Проводив клиента, Илона села рядом со мной на диване. Евлампий уже ушел.
— Извини, я не совсем вежливо вёл себя с тобой — девчонка кажется нормальная, лучше хорошие отношения, если будем дальше работать.
— Да ладно, это я нервничала. Боялась, не примем всех — втык будет. Я на машине, могу тебя отвезти. И сюда могу потом привозить.
— Когда это ты успела на машину заработать?
— Машина мужа.
— Ты замужем? — удивился я.
— Была. Он умер год назад. Рак желудка. Про тебя я тогда не слышала, может и спас бы. Осталась с ребенком, ни профессии, ни работы. Родила сразу после школы и сидела дома, воспитывала. А свекор работает в органах, вот помог мне устроиться. Месяц сидела, бумаги подшивала, и тут дают задание — с тобой работать. Хотелось себя показать… Если ты бросишь, опять бумажки перебирать.

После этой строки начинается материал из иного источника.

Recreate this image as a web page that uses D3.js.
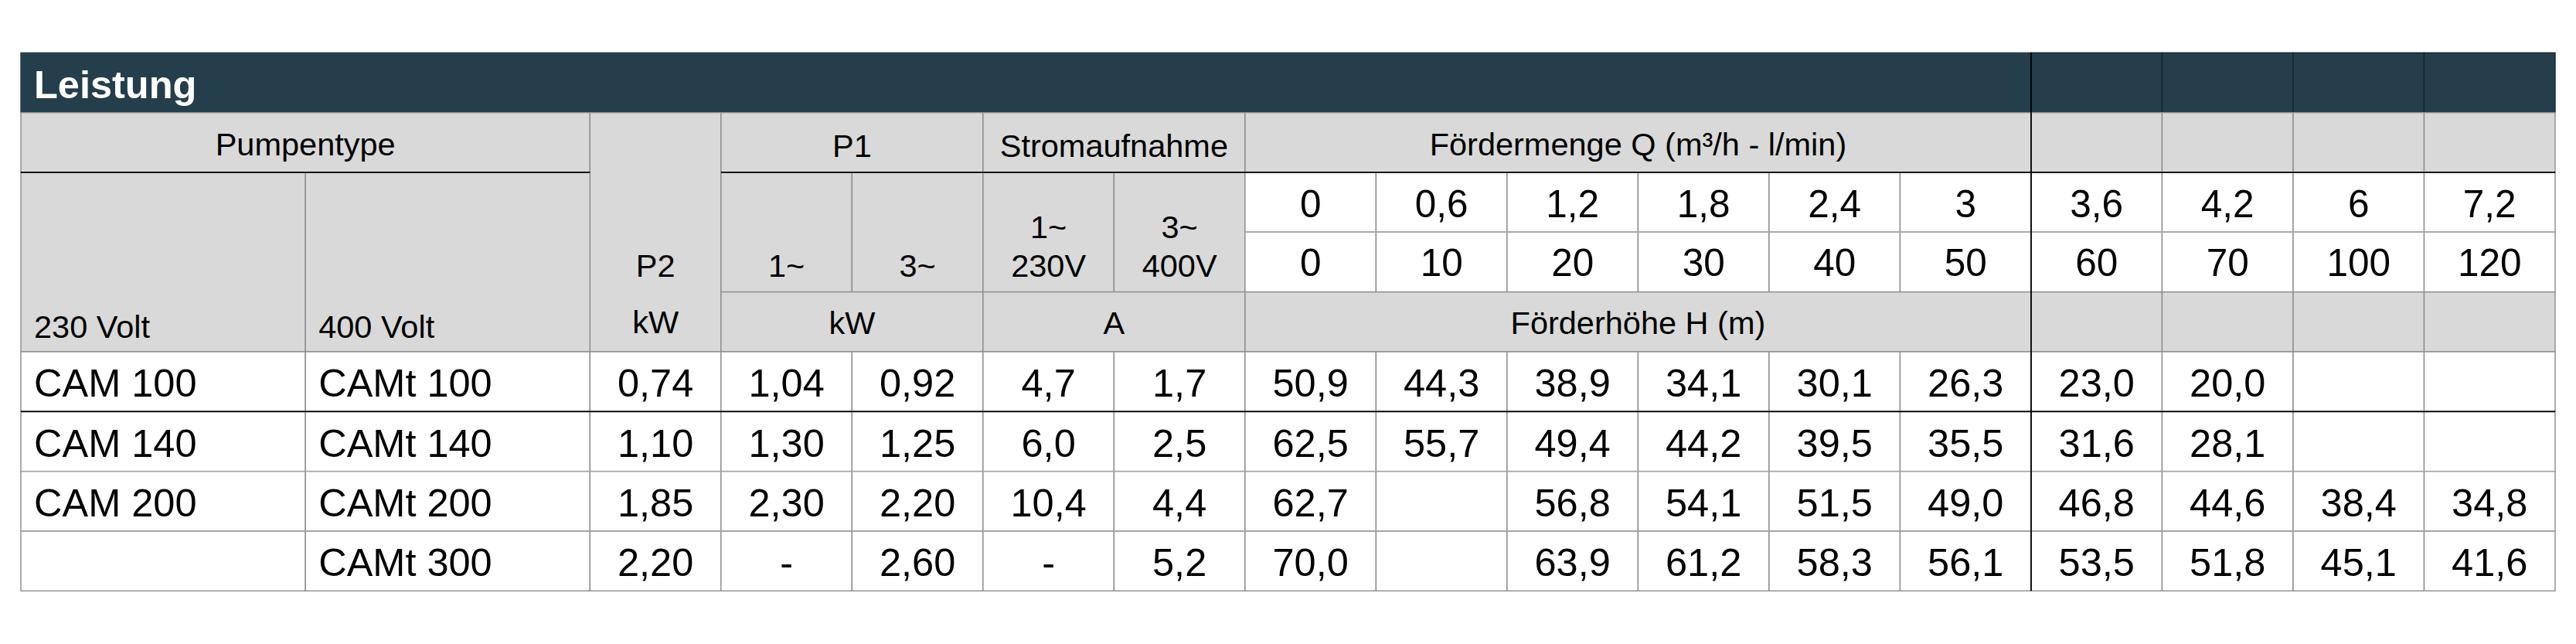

— Были бы дети больные, я слова против не скажу. А так, начальство, у которого все болезни от того что жрут, что хотят и пьют немерено. И лечи их на халяву. Ладно этот мужик, облучение где-то на службе поймал.
— Есть и дети в списке. И женщины.
— И сколько человек уже наперед записано?

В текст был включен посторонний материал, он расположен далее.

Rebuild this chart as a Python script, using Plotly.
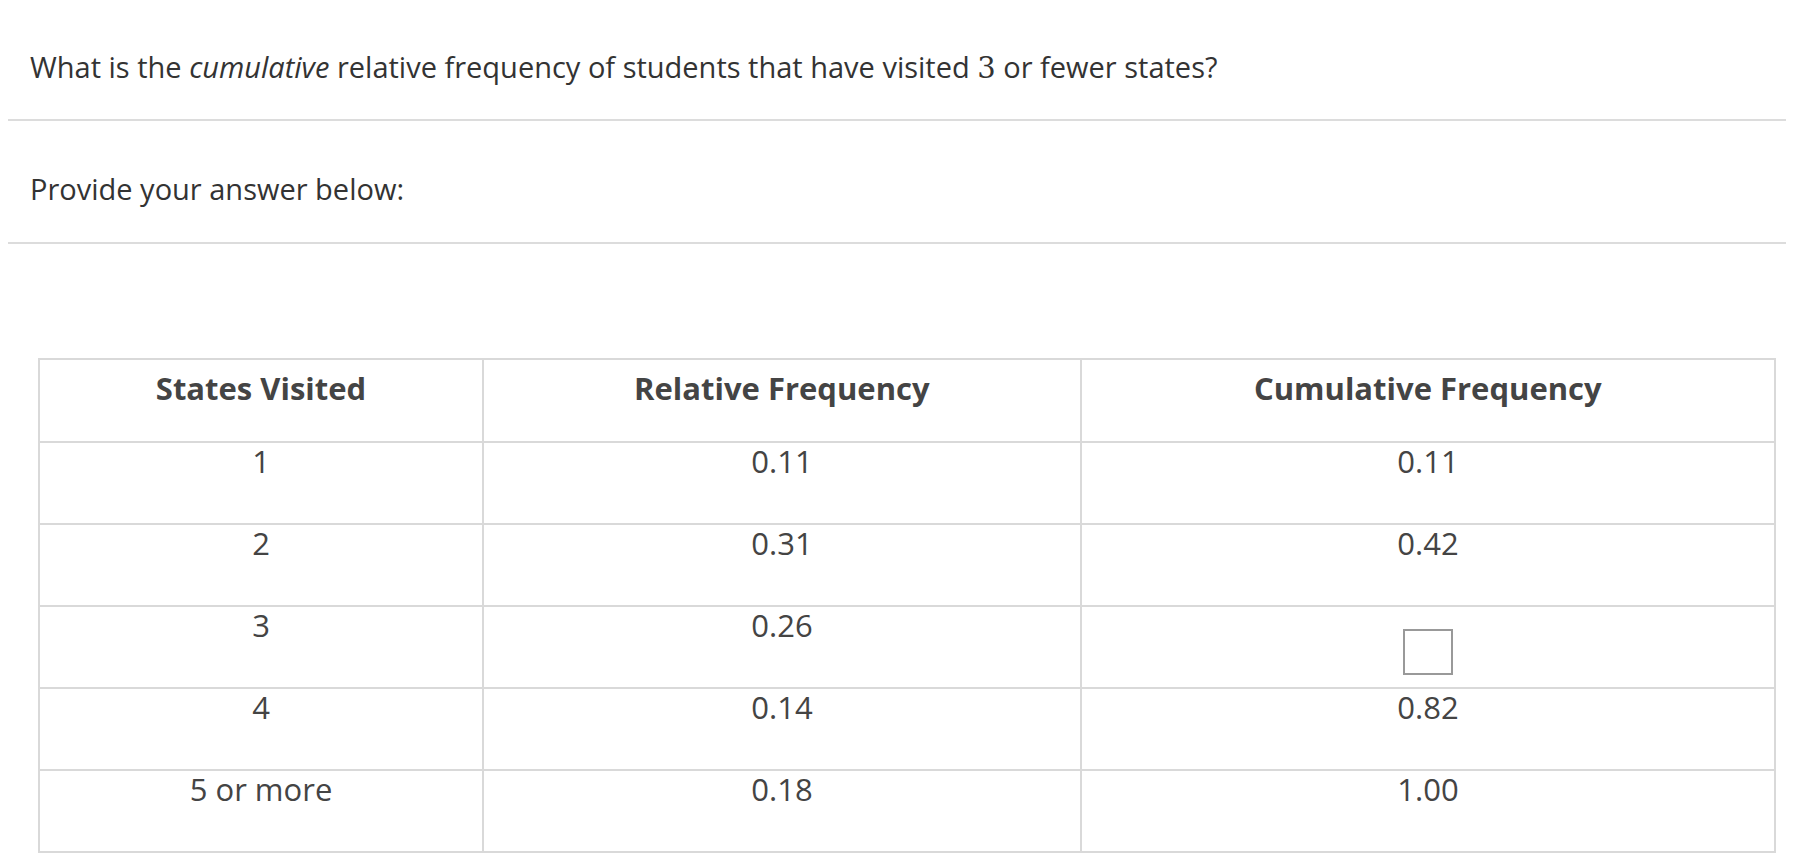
import plotly.graph_objects as go

# Datos de la tabla
states = ["1", "2", "3", "4", "5 or more"]
relative = ["0.11", "0.31", "0.26", "0.14", "0.18"]
cumulative = ["0.11", "0.42", "", "0.82", "1.00"]
headers = ["<b>States Visited</b>", "<b>Relative Frequency</b>", "<b>Cumulative Frequency</b>"]

W, H = 1794, 864
font = "Open Sans"

fig = go.Figure(go.Table(
    domain=dict(x=[31 / W, 1767 / W], y=[0, 1 - 351 / H]),
    columnwidth=[444, 598, 694],
    header=dict(values=headers, height=83, align="center",
                fill_color="white", line=dict(color="#d9d9d9", width=2),
                font=dict(family=font, size=31, color="#444")),
    cells=dict(values=[states, relative, cumulative], height=82, align="center",
               fill_color="white", line=dict(color="#d9d9d9", width=2),
               font=dict(family=font, size=31, color="#444")),
))

fig.add_annotation(
    x=20 / W, y=1 - 58 / H, xref="paper", yref="paper", xanchor="left", yanchor="middle",
    showarrow=False, font=dict(family=font, size=29, color="#333"),
    text="What is the <i>cumulative</i> relative frequency of students that have visited "
         "<span style='font-family:DejaVu Serif'>3</span> or fewer states?")
fig.add_annotation(
    x=20 / W, y=1 - 181 / H, xref="paper", yref="paper", xanchor="left", yanchor="middle",
    showarrow=False, font=dict(family=font, size=29, color="#333"),
    text="Provide your answer below:")

for yy in [112, 235]:
    fig.add_shape(type="line", xref="paper", yref="paper", x0=0, x1=1,
                  y0=1 - yy / H, y1=1 - yy / H, line=dict(color="#dcdcdc", width=2))

# casilla de respuesta
fig.add_shape(type="rect", xref="paper", yref="paper",
              x0=1396 / W, x1=1444 / W, y0=1 - 666 / H, y1=1 - 622 / H,
              line=dict(color="#999", width=2), fillcolor="white")

fig.update_layout(width=W, height=H, margin=dict(l=0, r=0, t=0, b=0),
                  paper_bgcolor="white", plot_bgcolor="white")

fig.write_html("out.html")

— Я не знаю. Мне на сегодня дали только список.
— Покажи.
Дает отпечатанный на машинке текст. Фамилия, год рождения Из оставшихся восьми три фамилии женских, двое детей.
— А как им о времени приема сообщают? И вообще где их находят?

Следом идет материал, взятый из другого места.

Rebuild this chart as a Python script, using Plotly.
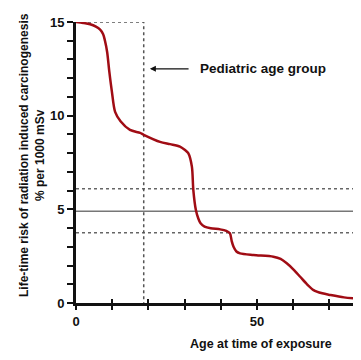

— Всё через областную больницу. Главврач лично отбирал.
— Так какого… Почему в больнице прием нельзя было организовать?
— Это не я решаю. Откуда мне знать почему.
Зато я знаю, в больнице микрофоны не установишь. Интересно, Илона в курсе есть ли прослушка? А если… попробовать применить новые знания?
— Ты была на море? — беру в руки со стола карандаш.
— На море? — удивляется Илона — да, конечно, только еще в школе.
— Помнишь, какое оно теплое, мягкие, ласковые волны гладят твое тело, солнышко слепит глаза, так приятно, веки закрываются, под ногами горячий песок, хочется в него зарыться и лежать — монотонным голосом рассказываю и медленно вращаю пальцами карандаш перед её глазами. — Представь эти ощущения, покоя, расслабленности, как хочется лечь, уснуть, уснуть, спать, спать, ты спокойна, все хорошо, ты меня слышишь, понимаешь, ты будешь делать то, что я скажу. Ты готова ответить на мои вопросы?
— Да — голос медленный, глаза у неё открыты, но сама она где-то вдалеке.
— Здесь установлены подслушивающие устройства?
— Установлены.
— Где?
— Я не знаю.
— Откуда знаешь, что установлены?
— Мне сказали включать запись, когда в кабинете больной.
— Сейчас выключена?
— Да.
Слава богу! А то бы сейчас спалился. Вот значит как, больной зашел, кнопочку нажала, магнитофон записывает всё. Потом анализируют. А хорошая девочка Илона меня прилежно контролирует.
— Какие еще тебе даны указания?
— Каждый день писать рапорт, описывать всё происшедшее.
— Ты детально опишешь всё, что было сегодня?
— Нет.
— Что не опишешь и почему?
— Не напишу, что вначале был конфликт. Потому что это покажет мою некомпетентность. И потому что мне тебя жалко.
Ей меня жалко? Офигеть. Ладно бы сказала, что влюбилась с первого взгляда. Продолжим.
— Почему жалко?
— Ты выглядел таким измотанным. Уставшим.
— Я тебе нравлюсь? Как мужчина.
— Нет.
— Почему?
— Ты слишком молодой. И не в моем вкусе.
Ну и ладно. Ты тоже не в моем вкусе. Трогаю её за плечо, никакой реакции. Да, с ней в таком состоянии можно делать всё, что захочу. От одной мысли сразу возбуждаюсь. Нет, спокойно, таких глупостей делать не нужно. Это во-первых подло, во-вторых неинтересно. Все равно, что с пьяной в хлам. Всё, хватит.
— Сейчас по моей команде ты проснешься, будешь чувствовать себя бодрой и довольной. Всё о чём говорили, ты забыла и никогда не вспомнишь. Когда я назову цифру пять, ты проснешься. Один, два, три, четыре, пять!